From the first line of the listing below to the line with "t.style.transform = 'scaleX('", print each line exactly, and nothing more. Leave out the pictures.
※
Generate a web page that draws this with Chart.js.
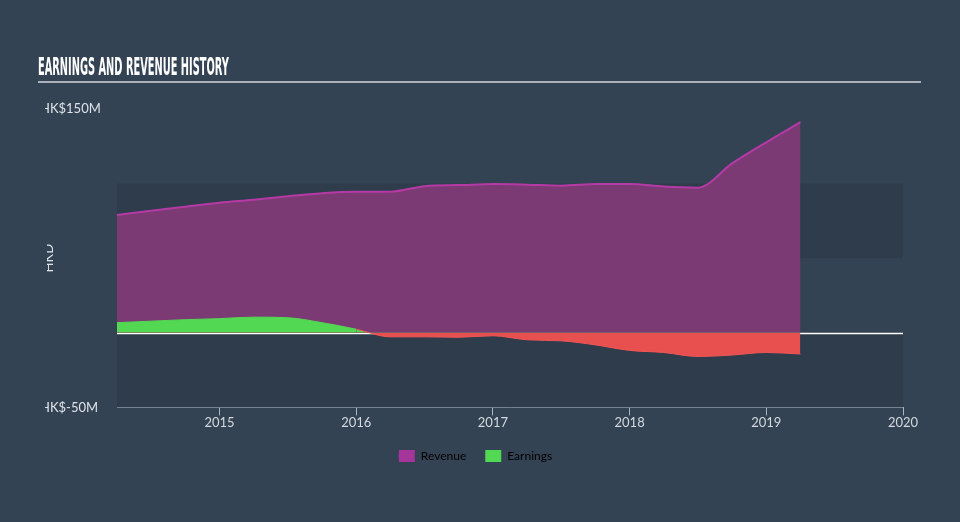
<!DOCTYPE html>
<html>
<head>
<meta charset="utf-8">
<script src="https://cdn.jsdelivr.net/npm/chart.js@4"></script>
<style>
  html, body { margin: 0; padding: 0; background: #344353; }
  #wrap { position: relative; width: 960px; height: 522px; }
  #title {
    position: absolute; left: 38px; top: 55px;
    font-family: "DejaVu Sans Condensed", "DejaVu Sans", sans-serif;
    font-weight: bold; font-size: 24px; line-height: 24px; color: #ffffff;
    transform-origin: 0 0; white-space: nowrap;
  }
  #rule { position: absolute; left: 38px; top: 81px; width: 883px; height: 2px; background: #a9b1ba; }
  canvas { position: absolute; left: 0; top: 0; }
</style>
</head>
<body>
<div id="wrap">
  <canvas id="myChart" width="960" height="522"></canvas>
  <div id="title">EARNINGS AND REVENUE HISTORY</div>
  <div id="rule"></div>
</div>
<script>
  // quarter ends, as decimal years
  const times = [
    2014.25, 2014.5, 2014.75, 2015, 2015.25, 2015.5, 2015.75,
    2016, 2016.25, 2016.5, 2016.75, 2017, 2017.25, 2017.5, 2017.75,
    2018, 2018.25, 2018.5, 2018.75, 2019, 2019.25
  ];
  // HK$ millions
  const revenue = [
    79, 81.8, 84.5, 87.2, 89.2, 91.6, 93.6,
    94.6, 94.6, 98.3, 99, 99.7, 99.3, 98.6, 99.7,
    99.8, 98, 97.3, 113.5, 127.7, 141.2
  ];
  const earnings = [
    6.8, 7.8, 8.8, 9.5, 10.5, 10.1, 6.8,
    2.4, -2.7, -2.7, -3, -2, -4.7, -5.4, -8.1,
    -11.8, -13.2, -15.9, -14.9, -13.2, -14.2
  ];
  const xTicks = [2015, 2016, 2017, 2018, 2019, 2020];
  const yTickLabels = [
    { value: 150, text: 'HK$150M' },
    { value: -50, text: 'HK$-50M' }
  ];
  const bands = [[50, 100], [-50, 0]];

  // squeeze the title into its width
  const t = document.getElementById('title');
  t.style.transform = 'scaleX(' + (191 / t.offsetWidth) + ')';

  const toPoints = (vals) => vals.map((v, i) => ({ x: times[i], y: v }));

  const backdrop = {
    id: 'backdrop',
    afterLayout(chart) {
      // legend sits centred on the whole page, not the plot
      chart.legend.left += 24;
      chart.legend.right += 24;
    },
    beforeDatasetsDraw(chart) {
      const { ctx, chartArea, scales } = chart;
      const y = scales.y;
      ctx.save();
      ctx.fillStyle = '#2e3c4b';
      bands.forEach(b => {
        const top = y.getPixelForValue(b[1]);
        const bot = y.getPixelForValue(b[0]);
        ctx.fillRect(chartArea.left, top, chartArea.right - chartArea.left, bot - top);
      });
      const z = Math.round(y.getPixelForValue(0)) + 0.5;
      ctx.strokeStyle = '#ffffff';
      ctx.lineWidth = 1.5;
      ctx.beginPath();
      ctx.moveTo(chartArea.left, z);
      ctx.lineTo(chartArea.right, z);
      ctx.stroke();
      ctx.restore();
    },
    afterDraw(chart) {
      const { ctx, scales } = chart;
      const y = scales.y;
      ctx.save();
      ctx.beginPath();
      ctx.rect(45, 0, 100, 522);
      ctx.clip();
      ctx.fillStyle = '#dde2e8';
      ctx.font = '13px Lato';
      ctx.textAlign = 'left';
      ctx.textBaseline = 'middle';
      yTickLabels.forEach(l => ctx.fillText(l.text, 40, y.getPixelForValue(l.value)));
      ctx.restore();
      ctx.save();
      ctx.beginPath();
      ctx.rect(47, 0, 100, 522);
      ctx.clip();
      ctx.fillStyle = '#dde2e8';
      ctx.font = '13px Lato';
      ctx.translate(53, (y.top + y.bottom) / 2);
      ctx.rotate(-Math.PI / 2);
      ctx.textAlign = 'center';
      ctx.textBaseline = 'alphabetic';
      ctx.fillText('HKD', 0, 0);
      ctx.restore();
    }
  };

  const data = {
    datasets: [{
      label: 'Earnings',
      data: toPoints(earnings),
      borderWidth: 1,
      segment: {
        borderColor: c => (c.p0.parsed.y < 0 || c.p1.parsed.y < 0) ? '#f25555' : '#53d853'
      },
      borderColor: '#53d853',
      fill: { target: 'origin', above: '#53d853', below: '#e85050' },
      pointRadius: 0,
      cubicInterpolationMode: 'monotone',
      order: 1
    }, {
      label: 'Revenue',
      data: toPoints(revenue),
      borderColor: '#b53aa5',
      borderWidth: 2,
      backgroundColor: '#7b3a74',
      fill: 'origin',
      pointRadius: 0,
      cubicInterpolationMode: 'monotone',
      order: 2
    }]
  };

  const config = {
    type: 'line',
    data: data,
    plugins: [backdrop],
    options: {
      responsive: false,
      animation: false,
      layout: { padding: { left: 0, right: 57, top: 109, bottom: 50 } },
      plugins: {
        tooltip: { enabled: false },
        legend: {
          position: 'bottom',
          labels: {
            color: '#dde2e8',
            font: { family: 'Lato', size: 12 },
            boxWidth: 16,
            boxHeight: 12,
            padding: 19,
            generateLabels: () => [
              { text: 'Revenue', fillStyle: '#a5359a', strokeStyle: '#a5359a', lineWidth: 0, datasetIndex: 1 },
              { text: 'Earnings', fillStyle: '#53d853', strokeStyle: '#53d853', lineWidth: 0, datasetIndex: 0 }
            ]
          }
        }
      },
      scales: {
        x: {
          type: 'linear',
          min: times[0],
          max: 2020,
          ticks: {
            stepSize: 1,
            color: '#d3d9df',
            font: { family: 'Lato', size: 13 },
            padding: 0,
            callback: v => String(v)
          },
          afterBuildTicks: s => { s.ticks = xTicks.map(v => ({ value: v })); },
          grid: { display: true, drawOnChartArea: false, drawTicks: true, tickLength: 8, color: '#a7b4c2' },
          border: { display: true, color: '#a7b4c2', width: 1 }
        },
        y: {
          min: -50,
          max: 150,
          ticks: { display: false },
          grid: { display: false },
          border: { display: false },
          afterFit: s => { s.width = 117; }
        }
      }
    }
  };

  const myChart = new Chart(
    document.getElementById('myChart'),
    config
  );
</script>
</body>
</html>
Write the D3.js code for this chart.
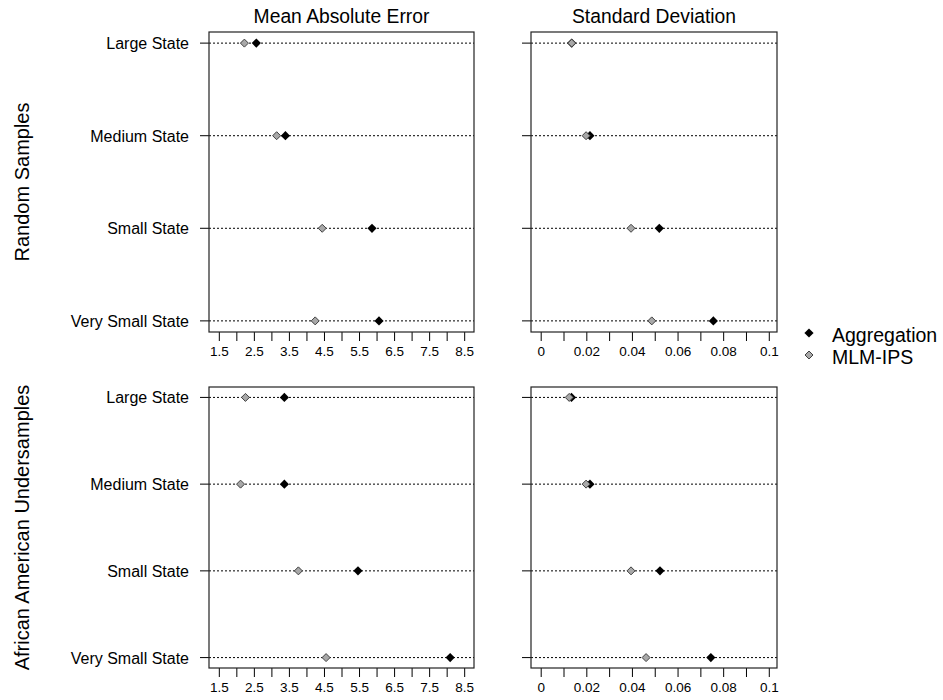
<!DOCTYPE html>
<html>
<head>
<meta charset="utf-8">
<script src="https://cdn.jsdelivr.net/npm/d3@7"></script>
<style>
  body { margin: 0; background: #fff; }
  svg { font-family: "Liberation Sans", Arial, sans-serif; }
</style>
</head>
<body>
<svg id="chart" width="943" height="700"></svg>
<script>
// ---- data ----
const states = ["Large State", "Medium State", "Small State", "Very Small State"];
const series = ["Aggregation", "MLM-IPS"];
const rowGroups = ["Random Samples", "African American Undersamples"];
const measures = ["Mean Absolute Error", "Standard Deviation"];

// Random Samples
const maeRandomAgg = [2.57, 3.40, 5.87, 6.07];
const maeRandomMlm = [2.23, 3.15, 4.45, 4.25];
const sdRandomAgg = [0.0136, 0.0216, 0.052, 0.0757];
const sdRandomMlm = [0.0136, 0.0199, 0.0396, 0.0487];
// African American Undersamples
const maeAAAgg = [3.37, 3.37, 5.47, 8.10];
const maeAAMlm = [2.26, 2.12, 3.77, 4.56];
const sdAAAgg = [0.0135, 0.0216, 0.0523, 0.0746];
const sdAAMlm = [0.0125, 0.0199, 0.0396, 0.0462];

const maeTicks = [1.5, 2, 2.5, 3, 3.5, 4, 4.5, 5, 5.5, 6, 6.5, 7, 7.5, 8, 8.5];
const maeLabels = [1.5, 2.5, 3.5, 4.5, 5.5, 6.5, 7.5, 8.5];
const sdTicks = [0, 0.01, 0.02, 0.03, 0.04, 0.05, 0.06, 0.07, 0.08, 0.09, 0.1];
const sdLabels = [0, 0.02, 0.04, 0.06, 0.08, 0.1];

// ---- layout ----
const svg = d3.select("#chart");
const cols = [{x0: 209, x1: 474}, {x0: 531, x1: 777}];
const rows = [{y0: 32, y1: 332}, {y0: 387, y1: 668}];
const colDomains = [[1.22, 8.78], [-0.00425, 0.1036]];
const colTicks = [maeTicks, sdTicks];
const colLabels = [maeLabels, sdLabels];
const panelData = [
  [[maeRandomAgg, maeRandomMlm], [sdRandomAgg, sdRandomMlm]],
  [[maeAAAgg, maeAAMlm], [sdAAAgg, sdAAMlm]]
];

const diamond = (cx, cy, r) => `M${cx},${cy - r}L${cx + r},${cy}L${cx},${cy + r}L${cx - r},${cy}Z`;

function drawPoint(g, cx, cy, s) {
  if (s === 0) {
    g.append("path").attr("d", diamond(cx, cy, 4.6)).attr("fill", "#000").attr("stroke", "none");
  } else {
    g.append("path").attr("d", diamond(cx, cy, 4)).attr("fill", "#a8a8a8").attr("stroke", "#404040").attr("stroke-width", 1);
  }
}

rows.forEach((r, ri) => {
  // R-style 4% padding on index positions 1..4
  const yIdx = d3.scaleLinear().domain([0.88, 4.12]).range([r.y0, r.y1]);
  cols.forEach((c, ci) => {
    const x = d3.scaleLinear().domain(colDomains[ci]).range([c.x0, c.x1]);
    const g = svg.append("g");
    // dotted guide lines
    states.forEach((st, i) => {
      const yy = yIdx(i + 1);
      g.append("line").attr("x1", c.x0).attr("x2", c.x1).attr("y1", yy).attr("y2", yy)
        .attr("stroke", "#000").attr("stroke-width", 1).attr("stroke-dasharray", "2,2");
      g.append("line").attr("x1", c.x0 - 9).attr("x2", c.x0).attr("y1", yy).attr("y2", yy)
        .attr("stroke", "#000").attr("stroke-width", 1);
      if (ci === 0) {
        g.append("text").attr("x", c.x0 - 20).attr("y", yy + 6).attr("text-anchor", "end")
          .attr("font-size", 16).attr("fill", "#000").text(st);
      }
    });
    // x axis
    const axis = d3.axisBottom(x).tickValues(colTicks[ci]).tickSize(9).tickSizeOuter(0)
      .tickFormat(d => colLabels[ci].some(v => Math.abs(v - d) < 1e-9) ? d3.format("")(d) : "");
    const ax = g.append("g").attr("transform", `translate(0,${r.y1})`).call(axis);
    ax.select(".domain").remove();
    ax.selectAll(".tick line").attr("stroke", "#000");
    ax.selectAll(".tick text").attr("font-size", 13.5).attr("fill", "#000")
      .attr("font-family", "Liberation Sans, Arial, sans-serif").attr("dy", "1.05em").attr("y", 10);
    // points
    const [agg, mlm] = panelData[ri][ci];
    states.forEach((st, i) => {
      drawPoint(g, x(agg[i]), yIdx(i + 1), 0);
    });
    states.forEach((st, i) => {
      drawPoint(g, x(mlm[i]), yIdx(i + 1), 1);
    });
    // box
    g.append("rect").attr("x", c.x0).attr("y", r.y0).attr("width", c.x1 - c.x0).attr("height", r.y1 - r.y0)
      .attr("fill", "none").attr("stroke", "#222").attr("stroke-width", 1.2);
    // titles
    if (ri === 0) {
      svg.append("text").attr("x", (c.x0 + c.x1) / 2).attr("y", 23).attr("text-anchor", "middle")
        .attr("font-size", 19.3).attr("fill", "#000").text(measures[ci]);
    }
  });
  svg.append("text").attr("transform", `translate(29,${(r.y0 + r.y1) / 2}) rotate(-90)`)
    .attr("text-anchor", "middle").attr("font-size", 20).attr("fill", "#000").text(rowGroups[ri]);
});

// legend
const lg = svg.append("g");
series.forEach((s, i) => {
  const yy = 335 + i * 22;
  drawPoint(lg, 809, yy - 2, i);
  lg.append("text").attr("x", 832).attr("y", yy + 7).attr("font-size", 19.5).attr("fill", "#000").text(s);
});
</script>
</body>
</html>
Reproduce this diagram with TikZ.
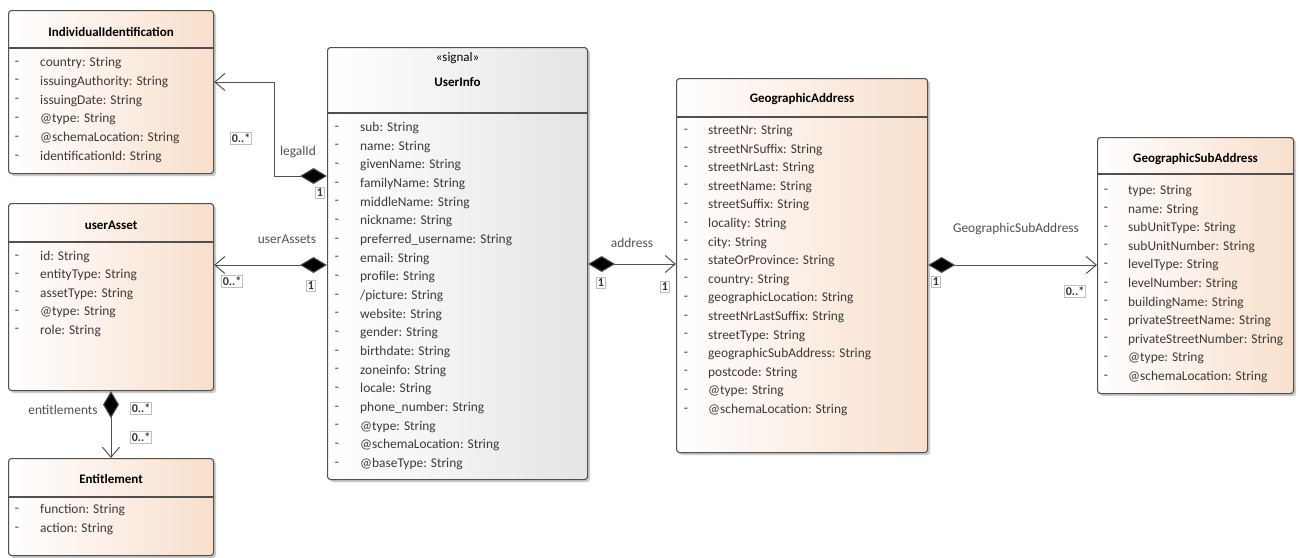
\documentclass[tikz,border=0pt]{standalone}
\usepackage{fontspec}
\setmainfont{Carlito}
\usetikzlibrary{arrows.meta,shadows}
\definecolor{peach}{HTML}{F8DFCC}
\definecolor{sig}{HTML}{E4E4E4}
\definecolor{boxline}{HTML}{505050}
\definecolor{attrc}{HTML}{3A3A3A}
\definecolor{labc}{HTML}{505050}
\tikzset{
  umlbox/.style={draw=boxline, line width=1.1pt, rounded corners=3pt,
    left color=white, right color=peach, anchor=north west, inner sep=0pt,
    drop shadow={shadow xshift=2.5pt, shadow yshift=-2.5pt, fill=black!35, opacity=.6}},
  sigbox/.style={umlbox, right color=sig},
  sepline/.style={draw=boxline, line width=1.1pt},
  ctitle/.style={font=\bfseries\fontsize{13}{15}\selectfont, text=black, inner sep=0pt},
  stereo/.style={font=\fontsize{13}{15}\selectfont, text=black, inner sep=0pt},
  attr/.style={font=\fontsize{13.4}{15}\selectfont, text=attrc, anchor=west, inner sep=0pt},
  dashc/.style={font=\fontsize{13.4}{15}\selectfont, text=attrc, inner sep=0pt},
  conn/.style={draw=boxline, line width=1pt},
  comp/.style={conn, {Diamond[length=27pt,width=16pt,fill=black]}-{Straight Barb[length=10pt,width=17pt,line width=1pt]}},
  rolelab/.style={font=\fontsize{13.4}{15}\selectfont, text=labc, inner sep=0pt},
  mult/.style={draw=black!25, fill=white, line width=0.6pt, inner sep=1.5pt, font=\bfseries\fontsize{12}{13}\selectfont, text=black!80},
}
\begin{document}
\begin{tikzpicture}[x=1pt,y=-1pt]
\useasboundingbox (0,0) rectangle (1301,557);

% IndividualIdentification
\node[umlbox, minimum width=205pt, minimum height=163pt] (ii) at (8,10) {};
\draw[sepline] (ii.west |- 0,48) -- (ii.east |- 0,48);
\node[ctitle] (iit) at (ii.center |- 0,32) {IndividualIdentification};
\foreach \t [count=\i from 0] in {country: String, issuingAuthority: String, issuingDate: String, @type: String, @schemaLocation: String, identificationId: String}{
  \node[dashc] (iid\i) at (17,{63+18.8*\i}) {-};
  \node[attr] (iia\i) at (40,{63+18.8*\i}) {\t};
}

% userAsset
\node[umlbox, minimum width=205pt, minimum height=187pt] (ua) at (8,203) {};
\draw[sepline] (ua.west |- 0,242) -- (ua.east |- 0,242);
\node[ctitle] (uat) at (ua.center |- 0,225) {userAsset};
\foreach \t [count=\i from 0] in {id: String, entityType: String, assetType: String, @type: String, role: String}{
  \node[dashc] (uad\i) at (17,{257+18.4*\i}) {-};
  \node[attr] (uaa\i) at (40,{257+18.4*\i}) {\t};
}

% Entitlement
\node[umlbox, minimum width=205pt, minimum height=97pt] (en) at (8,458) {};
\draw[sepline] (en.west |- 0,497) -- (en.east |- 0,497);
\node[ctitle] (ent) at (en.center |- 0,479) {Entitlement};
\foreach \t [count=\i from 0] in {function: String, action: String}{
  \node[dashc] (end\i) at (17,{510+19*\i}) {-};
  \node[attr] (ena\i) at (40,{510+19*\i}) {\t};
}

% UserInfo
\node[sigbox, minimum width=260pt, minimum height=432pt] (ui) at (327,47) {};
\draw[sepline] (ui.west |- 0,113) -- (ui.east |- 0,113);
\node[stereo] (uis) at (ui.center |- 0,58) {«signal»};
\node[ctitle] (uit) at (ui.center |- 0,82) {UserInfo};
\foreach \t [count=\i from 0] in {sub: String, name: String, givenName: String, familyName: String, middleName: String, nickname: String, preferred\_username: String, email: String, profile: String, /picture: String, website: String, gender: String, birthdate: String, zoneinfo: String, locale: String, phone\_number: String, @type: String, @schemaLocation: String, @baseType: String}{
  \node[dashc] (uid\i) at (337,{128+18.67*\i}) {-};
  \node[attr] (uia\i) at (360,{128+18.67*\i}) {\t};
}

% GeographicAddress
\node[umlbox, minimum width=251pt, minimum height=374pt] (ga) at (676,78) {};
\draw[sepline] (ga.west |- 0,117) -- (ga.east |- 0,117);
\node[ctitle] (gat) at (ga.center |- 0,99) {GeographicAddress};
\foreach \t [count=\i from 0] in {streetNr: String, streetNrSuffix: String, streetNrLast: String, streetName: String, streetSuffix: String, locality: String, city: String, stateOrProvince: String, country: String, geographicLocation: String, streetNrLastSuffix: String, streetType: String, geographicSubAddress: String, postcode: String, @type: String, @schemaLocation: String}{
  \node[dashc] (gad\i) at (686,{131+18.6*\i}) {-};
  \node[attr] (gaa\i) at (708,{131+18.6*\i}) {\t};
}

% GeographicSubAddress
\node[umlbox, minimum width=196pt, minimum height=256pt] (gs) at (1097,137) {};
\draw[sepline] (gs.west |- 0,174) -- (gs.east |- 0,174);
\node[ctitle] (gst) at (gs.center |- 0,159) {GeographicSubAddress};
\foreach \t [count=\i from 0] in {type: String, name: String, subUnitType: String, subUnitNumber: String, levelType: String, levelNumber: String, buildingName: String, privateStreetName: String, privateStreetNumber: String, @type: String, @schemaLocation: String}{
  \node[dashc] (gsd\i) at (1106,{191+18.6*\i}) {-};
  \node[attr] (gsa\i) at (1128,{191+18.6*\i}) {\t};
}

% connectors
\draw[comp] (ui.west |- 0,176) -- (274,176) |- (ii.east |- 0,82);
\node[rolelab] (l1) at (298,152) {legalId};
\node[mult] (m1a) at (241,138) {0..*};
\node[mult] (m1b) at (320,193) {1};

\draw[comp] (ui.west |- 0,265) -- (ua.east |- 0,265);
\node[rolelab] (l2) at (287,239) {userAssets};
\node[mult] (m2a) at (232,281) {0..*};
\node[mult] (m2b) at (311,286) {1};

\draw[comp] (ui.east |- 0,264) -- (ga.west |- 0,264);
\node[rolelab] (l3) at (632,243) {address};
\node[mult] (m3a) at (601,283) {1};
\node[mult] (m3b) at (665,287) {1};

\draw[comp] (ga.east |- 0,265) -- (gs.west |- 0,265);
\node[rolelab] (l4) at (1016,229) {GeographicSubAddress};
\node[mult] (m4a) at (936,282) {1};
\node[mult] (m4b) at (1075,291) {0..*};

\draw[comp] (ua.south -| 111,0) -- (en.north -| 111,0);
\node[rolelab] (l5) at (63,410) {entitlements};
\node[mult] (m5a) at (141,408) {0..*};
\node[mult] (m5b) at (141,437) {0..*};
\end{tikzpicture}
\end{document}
※
# Task solution:
Generate a web page that draws this with Chart.js.
<!DOCTYPE html>
<html>
<head>
<meta charset="utf-8">
<script src="https://cdn.jsdelivr.net/npm/chart.js@4"></script>
<style>
  html, body { margin: 0; padding: 0; background: #344353; }
  #wrap { position: relative; width: 960px; height: 522px; }
  #title {
    position: absolute; left: 38px; top: 55px;
    font-family: "DejaVu Sans Condensed", "DejaVu Sans", sans-serif;
    font-weight: bold; font-size: 24px; line-height: 24px; color: #ffffff;
    transform-origin: 0 0; white-space: nowrap;
  }
  #rule { position: absolute; left: 38px; top: 81px; width: 883px; height: 2px; background: #a9b1ba; }
  canvas { position: absolute; left: 0; top: 0; }
</style>
</head>
<body>
<div id="wrap">
  <canvas id="myChart" width="960" height="522"></canvas>
  <div id="title">EARNINGS AND REVENUE HISTORY</div>
  <div id="rule"></div>
</div>
<script>
  // quarter ends, as decimal years
  const times = [
    2014.25, 2014.5, 2014.75, 2015, 2015.25, 2015.5, 2015.75,
    2016, 2016.25, 2016.5, 2016.75, 2017, 2017.25, 2017.5, 2017.75,
    2018, 2018.25, 2018.5, 2018.75, 2019, 2019.25
  ];
  // HK$ millions
  const revenue = [
    79, 81.8, 84.5, 87.2, 89.2, 91.6, 93.6,
    94.6, 94.6, 98.3, 99, 99.7, 99.3, 98.6, 99.7,
    99.8, 98, 97.3, 113.5, 127.7, 141.2
  ];
  const earnings = [
    6.8, 7.8, 8.8, 9.5, 10.5, 10.1, 6.8,
    2.4, -2.7, -2.7, -3, -2, -4.7, -5.4, -8.1,
    -11.8, -13.2, -15.9, -14.9, -13.2, -14.2
  ];
  const xTicks = [2015, 2016, 2017, 2018, 2019, 2020];
  const yTickLabels = [
    { value: 150, text: 'HK$150M' },
    { value: -50, text: 'HK$-50M' }
  ];
  const bands = [[50, 100], [-50, 0]];

  // squeeze the title into its width
  const t = document.getElementById('title');
  t.style.transform = 'scaleX(' + (191 / t.offsetWidth) + ')';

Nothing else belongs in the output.